Friday, May 3, 2013

It's none of your business

What would you do if you discovered a homeless woman living on your neighbor's porch? And what if that neighbor is a grouchy hermit who never comes outside or lets anyone in? And what if you discover that neighbor is hiding another woman with horrible scars all over her face?

It's starting to sound like one of those spooky Gothic mysteries by one of the Bronte sisters. But it isn't. It's a new play, "Four Wounded Women," by Grand Rapids playwright Mike Smolinski (who as a sidelight happens to be homeless himself right now as one of the residents evacuated from the flooded Plaza Towers).

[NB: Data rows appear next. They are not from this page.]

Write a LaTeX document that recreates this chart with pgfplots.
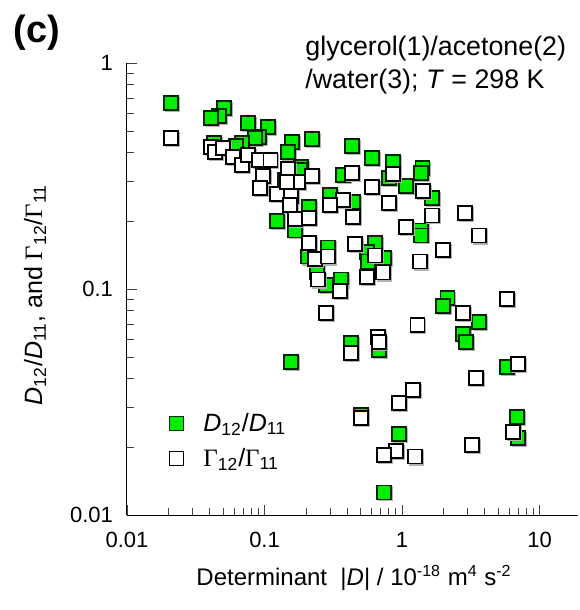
\documentclass[border=0pt]{standalone}
\usepackage{fontspec}
\setmainfont{Liberation Sans}
\newfontfamily\serifg{Liberation Serif}
\usepackage{pgfplots}
\usepackage{pgfplotstable}
\pgfplotsset{compat=1.18}
\definecolor{grn}{RGB}{0,238,0}

\pgfplotstableread{
x y
0.0209 0.665
0.0507 0.632
0.0467 0.583
0.0408 0.571
0.0759 0.543
0.106 0.521
0.0912 0.471
0.0853 0.466
0.0685 0.443
0.0621 0.429
0.0430 0.443
0.158 0.447
0.148 0.404
0.221 0.461
0.184 0.347
0.141 0.304
0.123 0.200
0.167 0.182
0.211 0.231
0.207 0.139
0.241 0.119
0.433 0.429
0.605 0.380
0.861 0.365
0.372 0.319
0.803 0.310
1.07 0.286
1.40 0.343
1.37 0.326
1.65 0.253
0.299 0.261
0.440 0.243
1.37 0.182
1.37 0.173
0.290 0.153
0.637 0.160
0.556 0.146
0.566 0.132
0.740 0.137
0.181 0.336
0.280 0.104
0.360 0.110
0.156 0.0475
0.426 0.0577
0.681 0.0537
2.13 0.0912
1.99 0.0841
3.63 0.0714
2.78 0.0632
2.92 0.0583
5.80 0.0452
6.86 0.0271
6.98 0.0219
0.504 0.0277
0.951 0.0228
0.740 0.0126
}\greentab

\pgfplotstableread{
x y
0.0209 0.466
0.0408 0.425
0.0437 0.404
0.0499 0.421
0.0590 0.384
0.0685 0.354
0.0759 0.392
0.0912 0.372
0.110 0.372
0.0975 0.316
0.0927 0.280
0.148 0.340
0.175 0.297
0.221 0.316
0.123 0.263
0.146 0.297
0.156 0.258
0.167 0.204
0.211 0.206
0.211 0.160
0.233 0.136
0.433 0.326
0.861 0.323
0.605 0.283
0.153 0.235
0.372 0.248
0.299 0.235
0.440 0.208
0.803 0.240
1.42 0.271
1.65 0.212
1.07 0.188
2.87 0.217
3.63 0.172
0.455 0.158
0.637 0.141
0.290 0.139
0.728 0.118
0.556 0.113
1.35 0.132
1.99 0.149
0.245 0.110
0.354 0.098
0.280 0.0783
1.29 0.0693
0.668 0.0613
0.426 0.0521
0.681 0.0583
0.504 0.0269
2.78 0.0783
5.80 0.0903
6.98 0.0466
3.45 0.0404
1.20 0.0357
0.951 0.0313
0.903 0.0192
0.740 0.0184
1.24 0.0181
3.23 0.0204
6.41 0.0233
}\whitetab

\begin{document}
\begin{tikzpicture}
\useasboundingbox (-63.5pt,-47.5pt) rectangle (226pt,257.5pt);
\begin{axis}[
  at={(0,0)}, anchor=south west,
  scale only axis, width=225.5pt, height=226pt,
  xmode=log, ymode=log,
  xmin=0.01, xmax=19, ymin=0.01, ymax=1,
  axis x line=bottom, axis y line=left,
  axis line style={-, line width=0.5pt},
  tick align=inside,
  major tick length=5pt, minor tick length=3.5pt,
  tick style={line width=0.45pt, black!75},
  xtick={0.01,0.1,1,10}, xticklabels={0.01,0.1,1,10},
  ytick={0.01,0.1,1}, yticklabels={0.01,0.1,1},
  minor xtick={0.02,0.03,0.04,0.05,0.06,0.07,0.08,0.09,0.2,0.3,0.4,0.5,0.6,0.7,0.8,0.9,2,3,4,5,6,7,8,9},
  minor ytick={0.02,0.03,0.04,0.05,0.06,0.07,0.08,0.09,0.2,0.3,0.4,0.5,0.6,0.7,0.8,0.9},
  ticklabel style={font=\fontsize{11}{13}\selectfont},
  xticklabel style={yshift=-5pt},
  yticklabel style={xshift=-3.5pt},
  clip=false,
  legend image code/.code={\draw[#1] plot coordinates {(0pt,0pt)};},
  legend style={draw=none, fill=none, at={(rel axis cs:0.093,0.1635)}, anchor=west,
     font=\fontsize{12.5}{15}\selectfont, row sep=5pt, column sep=9pt, inner sep=0pt,
     nodes={inner sep=1pt}},
  legend cell align=left,
]
\addplot[only marks, forget plot, mark=square*, mark size=3.5pt,
  mark options={draw=black!30, fill=black!30, line width=0.7pt, xshift=0.7pt, yshift=-0.7pt}]
  table[x=x,y=y]{\greentab};
\addplot[only marks, mark=square*, mark size=3.5pt,
  mark options={draw=black!85!green, fill=grn, line width=0.7pt}]
  table[x=x,y=y]{\greentab};
\addlegendentry{\textit{D}\textsubscript{12}/\textit{D}\textsubscript{11}}
\addplot[only marks, forget plot, mark=square*, mark size=3.5pt,
  mark options={draw=black!30, fill=black!30, line width=0.7pt, xshift=0.7pt, yshift=-0.7pt}]
  table[x=x,y=y]{\whitetab};
\addplot[only marks, mark=square*, mark size=3.5pt,
  mark options={draw=black, fill=white, line width=0.7pt}]
  table[x=x,y=y]{\whitetab};
\addlegendentry{{\serifg Γ}\textsubscript{12}/{\serifg Γ}\textsubscript{11}}
\end{axis}
\node[font=\fontsize{19}{22}\bfseries] at (-45pt,241pt) {(c)};
\node[anchor=west, inner sep=0pt, font=\fontsize{13.4}{16}\selectfont] at (89pt,233pt) {glycerol(1)/acetone(2)};
\node[anchor=west, inner sep=0pt, font=\fontsize{13.4}{16}\selectfont] at (89pt,216.5pt) {/water(3); \textit{T} = 298 K};
\node[font=\fontsize{12}{14}\selectfont] at (113.5pt,-31.5pt) {Determinant\ \ |\textit{D}| / 10\textsuperscript{-18} m\textsuperscript{4} s\textsuperscript{-2}};
\node[rotate=90, font=\fontsize{12.5}{15}\selectfont] at (-46pt,110pt) {\textit{D}\textsubscript{12}/\textit{D}\textsubscript{11}, and {\serifg Γ}\textsubscript{12}/{\serifg Γ}\textsubscript{11}};
\end{tikzpicture}
\end{document}
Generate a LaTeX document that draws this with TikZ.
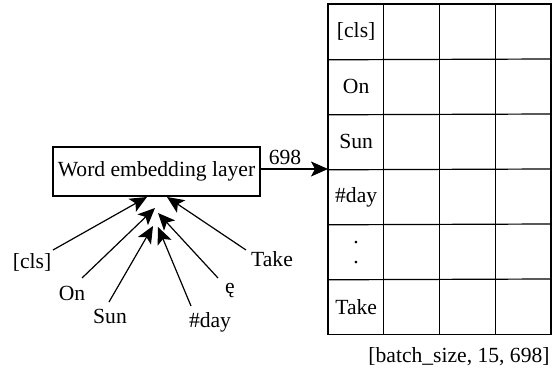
\documentclass[tikz,border=0pt]{standalone}
\usepackage{fontspec}
\setmainfont{Liberation Serif}
\usetikzlibrary{arrows.meta}
\begin{document}
\begin{tikzpicture}[x=0.5pt,y=-0.5pt,
  lbl/.style={font=\fontsize{10.8}{12}\selectfont, inner sep=0pt},
  cell/.style={minimum width=27.75pt, minimum height=27.5pt, inner sep=0pt, anchor=north west, font=\fontsize{10.8}{12}\selectfont},
  gridline/.style={line width=0.6pt},
  arr/.style={line width=0.6pt, -{Stealth[length=8.5pt,width=7.5pt,inset=2pt]}}]
\useasboundingbox (0,0) rectangle (552,373);
% embedding box
\node[draw, line width=0.6pt, minimum width=103.5pt, minimum height=24.5pt, inner sep=0pt, font=\fontsize{10.8}{12}\selectfont] (emb) at (156.5,171.5) {Word embedding layer};
% grid
\foreach \r/\t in {0/{[cls]},1/On,2/Sun,3/{\#day},4/{},5/Take}{
  \node[cell] (g\r c0) at (328,{4+55*\r}) {\t};
}
\node[lbl] (dot1) at (356,243) {.};
\node[lbl] (dot2) at (356,263) {.};
\draw[gridline] (g0c0.north west) rectangle (g5c0.south west -| 551,0);
\foreach \x in {383.75,439.5,495.25}{\draw[gridline] (\x,4) -- (\x,334);}
\foreach \r in {0,...,4}{\draw[gridline] (g\r c0.south west) -- (551,{59+55*\r});}
\node[lbl] (dim) at (459,357) {[batch\_size, 15, 698]};
% arrow to grid
\coordinate (ein) at (260,169);
\draw[arr] (ein) -- (g3c0.north west);
\node[lbl] (n698) at (285,157) {698};
% tokens
\node[lbl] (tcls) at (32,262) {[cls]};
\node[lbl] (ton) at (72,293) {On};
\node[lbl] (tsun) at (110,316) {Sun};
\node[lbl] (tday) at (210,322) {\#day};
\node[lbl] (te) at (230,291) {ę};
\node[lbl] (ttake) at (272,259) {Take};
\coordinate (s1) at (53,250);  \coordinate (e1) at (147,197);
\coordinate (s2) at (82,278);  \coordinate (e2) at (155,208);
\coordinate (s3) at (109,302); \coordinate (e3) at (153,226);
\coordinate (s4) at (191,306); \coordinate (e4) at (158,227);
\coordinate (s5) at (218,278); \coordinate (e5) at (158,213);
\coordinate (s6) at (246,250); \coordinate (e6) at (167,197);
\foreach \i in {1,...,6}{\draw[arr] (s\i) -- (e\i);}
\end{tikzpicture}
\end{document}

Stark Turn Players premiered the show Thursday night at Dog Story Theater. With a raised stage in the corner,  warm period furnishings and a strong, experienced cast, the 90-minute show seemed much more like traditional theater than some one-weekend experiment in a 50-seat black box.

In writing my review for The Press last night, I got so caught up in groping with the questions brought up by the play that I barely mentioned the fine performances. Mary Brown is especially good as the awkward, fearful and witty Helen, the homeless woman. But there are also fine performances by Sherryl Despres as the assertive Meryl with an underlying neediness that's just below the surface; Teri Kuhlman as the irascible Ruth, who also has her soft side; and Kim Zoller as the delicate but damaged Joy who turns out to be just as protective of Ruth.  Every actor does a fine job from Elizabeth Schaub as the snippy paper carrier to Patrick Bailey as the thundering husband and, of course, Frank VanPelt as Sam, the sane, steady--and sorta sexy -- delivery man who goes beyond the call of duty in his concern for his customer.

Which brings me back to those questions. What would you do? Should you step in, call the police? Would that help or hurt? Or is it none of your business?


  1. Thanks, Sue. I was so happy to see you in the opening night audience. (Of course, you know, I was watching you as much as I was watching the show -- trying to gauge your reactions!) I'm really glad you liked the show and found the themes intriguing.

  2. Sue, to answer your difficult questions, first some serious thought and then keen observation of the neighbors.

    Second, I would further investigate and try to find out as much as possible about the neighbors situation. Then pending the investigation, it would then determine my course of action i.e. call Social Services, the Police etc. Or, I would try to help them myself along with assistance from others.

    In any case, I would do whatever I could to help.


  3. Eerie ... considering the news out of Ohio this week.